>> start

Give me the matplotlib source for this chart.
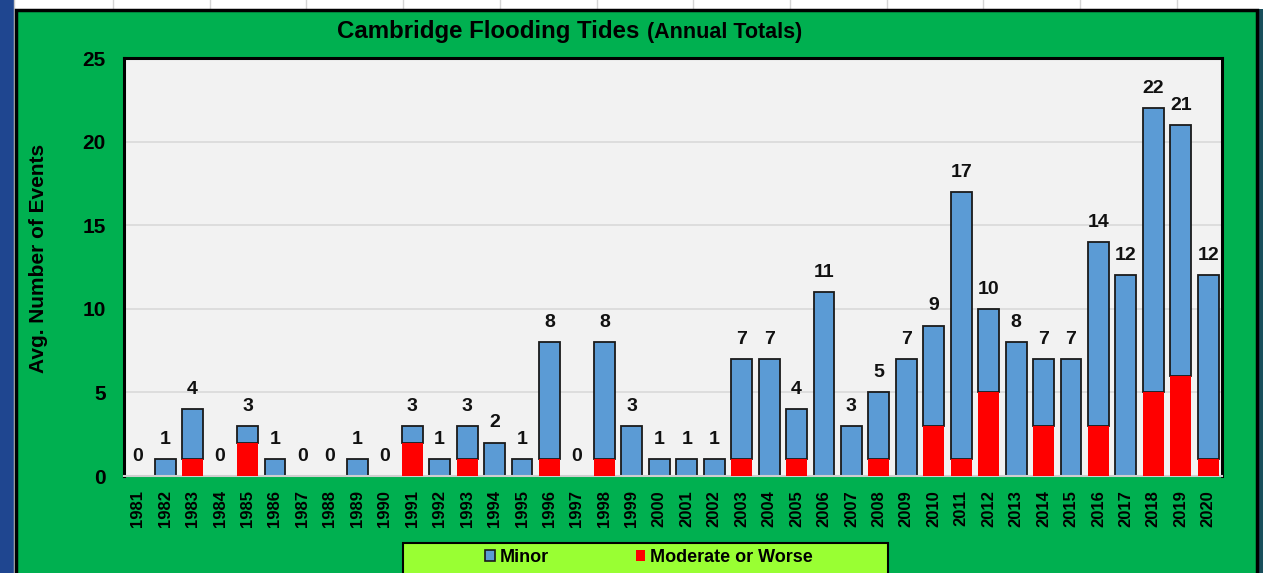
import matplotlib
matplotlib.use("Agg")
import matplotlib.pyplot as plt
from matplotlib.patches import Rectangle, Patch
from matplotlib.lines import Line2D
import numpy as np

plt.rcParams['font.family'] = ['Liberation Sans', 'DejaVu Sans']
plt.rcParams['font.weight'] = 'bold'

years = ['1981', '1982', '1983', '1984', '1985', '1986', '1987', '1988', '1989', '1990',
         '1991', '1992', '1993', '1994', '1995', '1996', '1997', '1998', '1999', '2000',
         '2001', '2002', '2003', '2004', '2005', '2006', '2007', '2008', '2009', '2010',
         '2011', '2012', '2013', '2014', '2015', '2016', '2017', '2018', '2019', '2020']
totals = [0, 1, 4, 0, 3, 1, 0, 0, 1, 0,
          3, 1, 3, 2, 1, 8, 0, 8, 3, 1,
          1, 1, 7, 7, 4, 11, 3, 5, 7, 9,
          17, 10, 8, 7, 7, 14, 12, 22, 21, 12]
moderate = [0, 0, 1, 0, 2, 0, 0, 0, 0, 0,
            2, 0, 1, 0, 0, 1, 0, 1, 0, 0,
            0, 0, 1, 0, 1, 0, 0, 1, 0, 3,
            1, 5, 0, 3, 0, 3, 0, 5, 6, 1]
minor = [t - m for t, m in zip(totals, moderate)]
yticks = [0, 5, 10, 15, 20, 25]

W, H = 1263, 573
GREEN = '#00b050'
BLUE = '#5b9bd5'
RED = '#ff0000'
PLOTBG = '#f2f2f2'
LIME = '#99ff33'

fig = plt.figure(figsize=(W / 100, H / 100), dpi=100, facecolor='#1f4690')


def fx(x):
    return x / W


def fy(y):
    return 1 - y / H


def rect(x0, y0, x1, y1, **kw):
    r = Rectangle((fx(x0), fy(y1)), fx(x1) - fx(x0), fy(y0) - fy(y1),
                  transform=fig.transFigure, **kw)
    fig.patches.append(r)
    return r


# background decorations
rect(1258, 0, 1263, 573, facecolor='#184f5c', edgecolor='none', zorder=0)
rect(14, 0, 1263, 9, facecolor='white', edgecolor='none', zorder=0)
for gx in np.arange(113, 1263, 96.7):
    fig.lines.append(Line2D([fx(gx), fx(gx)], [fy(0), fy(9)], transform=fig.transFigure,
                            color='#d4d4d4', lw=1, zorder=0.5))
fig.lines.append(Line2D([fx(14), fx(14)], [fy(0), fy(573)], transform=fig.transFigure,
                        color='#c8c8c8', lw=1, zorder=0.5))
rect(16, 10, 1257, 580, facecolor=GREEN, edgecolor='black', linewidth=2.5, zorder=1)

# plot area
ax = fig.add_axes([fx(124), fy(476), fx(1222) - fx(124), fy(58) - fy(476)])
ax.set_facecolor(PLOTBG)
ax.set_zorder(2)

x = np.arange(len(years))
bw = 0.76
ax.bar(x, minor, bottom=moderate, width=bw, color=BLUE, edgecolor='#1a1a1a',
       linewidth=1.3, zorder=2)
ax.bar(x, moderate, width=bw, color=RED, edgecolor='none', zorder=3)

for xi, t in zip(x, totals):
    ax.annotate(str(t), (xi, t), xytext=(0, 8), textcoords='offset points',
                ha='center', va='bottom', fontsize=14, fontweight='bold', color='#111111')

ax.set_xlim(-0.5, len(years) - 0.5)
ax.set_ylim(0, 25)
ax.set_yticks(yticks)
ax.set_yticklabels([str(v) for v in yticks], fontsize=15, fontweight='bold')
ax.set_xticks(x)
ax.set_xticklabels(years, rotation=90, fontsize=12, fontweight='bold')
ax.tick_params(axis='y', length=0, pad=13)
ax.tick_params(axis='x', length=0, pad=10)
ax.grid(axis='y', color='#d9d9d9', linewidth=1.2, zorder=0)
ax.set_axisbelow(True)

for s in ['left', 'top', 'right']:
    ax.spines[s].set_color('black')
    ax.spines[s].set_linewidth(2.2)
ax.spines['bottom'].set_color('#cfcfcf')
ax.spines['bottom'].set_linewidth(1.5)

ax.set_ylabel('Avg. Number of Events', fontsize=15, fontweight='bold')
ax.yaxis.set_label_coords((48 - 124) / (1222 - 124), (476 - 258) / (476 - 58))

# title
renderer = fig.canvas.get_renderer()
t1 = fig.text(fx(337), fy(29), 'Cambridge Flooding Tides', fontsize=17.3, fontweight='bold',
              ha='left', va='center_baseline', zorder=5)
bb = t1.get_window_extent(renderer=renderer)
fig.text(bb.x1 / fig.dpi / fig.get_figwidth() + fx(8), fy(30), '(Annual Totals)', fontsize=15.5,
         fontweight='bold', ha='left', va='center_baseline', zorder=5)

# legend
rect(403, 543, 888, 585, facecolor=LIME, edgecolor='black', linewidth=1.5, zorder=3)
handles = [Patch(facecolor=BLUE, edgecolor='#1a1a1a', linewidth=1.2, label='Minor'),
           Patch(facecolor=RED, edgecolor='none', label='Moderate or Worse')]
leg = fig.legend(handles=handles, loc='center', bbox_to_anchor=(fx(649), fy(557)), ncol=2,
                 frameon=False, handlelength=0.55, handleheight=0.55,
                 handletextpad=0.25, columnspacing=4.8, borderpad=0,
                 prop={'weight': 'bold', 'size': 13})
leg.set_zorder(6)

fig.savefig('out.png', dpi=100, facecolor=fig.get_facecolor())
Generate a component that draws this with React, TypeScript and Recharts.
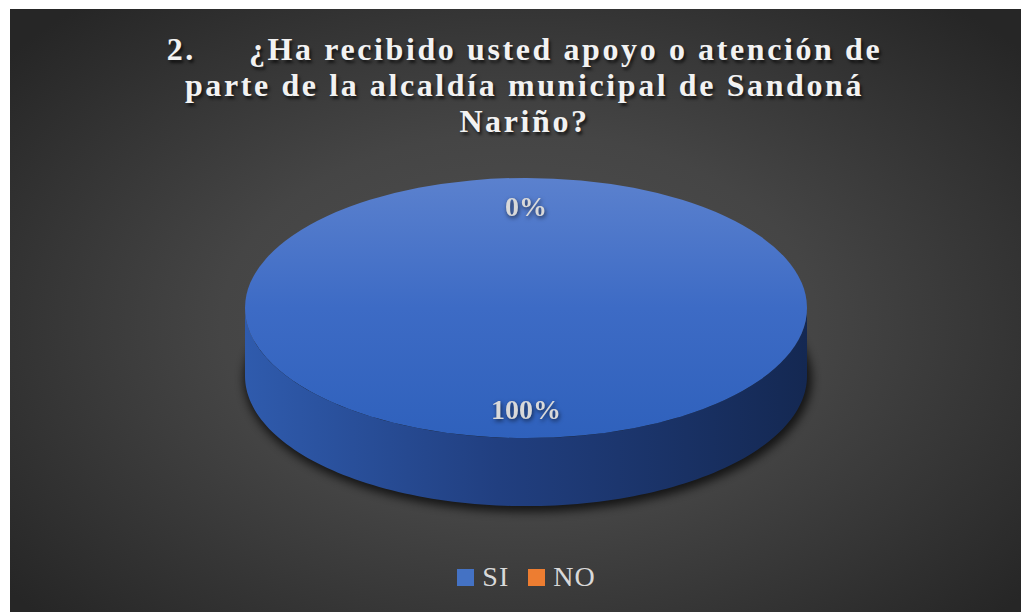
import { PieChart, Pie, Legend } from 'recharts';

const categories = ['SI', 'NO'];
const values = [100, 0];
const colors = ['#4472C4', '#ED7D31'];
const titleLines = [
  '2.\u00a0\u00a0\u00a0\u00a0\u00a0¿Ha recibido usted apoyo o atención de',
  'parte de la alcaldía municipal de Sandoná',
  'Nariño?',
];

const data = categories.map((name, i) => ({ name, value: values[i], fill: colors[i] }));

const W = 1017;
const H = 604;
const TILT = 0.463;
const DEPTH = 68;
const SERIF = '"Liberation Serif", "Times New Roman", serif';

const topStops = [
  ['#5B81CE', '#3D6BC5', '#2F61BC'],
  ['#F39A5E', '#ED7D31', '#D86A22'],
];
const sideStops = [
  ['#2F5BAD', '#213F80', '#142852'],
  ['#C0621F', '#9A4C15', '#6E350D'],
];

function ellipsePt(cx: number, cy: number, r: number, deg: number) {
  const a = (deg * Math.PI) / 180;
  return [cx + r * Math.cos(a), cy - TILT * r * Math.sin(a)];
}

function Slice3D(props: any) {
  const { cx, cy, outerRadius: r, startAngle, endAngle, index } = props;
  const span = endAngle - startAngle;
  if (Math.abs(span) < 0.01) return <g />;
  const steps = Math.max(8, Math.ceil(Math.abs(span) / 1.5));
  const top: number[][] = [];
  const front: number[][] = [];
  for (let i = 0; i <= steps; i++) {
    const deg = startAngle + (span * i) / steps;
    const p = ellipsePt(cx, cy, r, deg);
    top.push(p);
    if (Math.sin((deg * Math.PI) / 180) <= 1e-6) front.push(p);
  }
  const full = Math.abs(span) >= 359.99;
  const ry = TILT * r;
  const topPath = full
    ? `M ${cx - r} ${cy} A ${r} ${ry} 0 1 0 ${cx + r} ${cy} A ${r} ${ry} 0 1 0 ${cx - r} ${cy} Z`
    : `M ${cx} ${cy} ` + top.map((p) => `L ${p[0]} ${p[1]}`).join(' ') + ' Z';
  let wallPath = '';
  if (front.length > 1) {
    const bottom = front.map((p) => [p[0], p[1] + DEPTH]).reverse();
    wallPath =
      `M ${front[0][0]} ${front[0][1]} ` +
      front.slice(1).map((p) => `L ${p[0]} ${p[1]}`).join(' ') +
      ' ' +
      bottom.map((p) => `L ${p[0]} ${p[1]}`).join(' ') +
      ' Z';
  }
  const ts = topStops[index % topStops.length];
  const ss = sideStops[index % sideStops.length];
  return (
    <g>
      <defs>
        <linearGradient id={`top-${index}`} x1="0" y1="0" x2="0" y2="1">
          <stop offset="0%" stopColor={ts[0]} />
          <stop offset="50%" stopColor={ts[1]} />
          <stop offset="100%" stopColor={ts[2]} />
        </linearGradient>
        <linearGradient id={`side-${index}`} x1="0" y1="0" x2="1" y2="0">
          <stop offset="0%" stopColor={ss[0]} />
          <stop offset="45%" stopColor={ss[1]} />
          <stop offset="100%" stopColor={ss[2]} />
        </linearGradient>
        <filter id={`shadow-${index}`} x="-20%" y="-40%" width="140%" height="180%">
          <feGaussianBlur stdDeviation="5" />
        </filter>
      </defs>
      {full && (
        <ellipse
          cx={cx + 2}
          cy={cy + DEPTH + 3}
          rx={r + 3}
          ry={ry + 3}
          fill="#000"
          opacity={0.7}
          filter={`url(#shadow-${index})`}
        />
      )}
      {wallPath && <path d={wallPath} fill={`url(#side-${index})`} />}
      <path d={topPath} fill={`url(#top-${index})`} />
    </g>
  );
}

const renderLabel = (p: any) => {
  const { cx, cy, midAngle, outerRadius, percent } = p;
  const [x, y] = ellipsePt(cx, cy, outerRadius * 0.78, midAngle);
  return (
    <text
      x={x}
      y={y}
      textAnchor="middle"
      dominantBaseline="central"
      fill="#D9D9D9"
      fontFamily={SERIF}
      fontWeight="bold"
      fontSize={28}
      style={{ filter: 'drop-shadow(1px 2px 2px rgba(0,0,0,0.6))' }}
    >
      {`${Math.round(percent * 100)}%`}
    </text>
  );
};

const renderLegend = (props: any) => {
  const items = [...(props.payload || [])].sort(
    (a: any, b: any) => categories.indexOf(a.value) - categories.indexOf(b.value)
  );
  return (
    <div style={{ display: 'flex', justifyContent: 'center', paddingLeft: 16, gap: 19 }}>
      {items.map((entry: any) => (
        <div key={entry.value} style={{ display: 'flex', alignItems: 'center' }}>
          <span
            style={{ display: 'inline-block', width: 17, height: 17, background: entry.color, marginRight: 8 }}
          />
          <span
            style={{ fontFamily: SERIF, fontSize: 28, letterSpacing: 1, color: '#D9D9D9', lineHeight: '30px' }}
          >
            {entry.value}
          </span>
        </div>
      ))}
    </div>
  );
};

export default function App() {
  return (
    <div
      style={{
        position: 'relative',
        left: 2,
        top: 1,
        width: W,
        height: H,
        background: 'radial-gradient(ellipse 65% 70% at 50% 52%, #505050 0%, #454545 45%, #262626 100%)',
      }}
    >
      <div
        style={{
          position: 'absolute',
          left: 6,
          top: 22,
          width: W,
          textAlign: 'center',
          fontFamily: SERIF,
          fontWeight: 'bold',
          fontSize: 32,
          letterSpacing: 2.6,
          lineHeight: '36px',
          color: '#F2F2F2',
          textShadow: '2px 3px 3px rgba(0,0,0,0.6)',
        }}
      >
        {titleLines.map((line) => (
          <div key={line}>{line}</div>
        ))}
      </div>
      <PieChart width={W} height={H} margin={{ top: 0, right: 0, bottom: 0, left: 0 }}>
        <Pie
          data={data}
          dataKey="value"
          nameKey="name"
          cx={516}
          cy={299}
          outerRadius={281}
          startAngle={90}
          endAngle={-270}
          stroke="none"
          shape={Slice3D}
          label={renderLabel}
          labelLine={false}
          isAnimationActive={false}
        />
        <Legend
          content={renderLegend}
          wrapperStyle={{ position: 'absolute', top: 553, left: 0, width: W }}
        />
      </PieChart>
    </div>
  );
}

>> end

Repeat the lines between those holding "Generate a component" and "const data = categories.map((name, i)", inclusive. Pictures stay out.

Generate a component that draws this with React, TypeScript and Recharts.
import { PieChart, Pie, Legend } from 'recharts';

const categories = ['SI', 'NO'];
const values = [100, 0];
const colors = ['#4472C4', '#ED7D31'];
const titleLines = [
  '2.\u00a0\u00a0\u00a0\u00a0\u00a0¿Ha recibido usted apoyo o atención de',
  'parte de la alcaldía municipal de Sandoná',
  'Nariño?',
];

const data = categories.map((name, i) => ({ name, value: values[i], fill: colors[i] }));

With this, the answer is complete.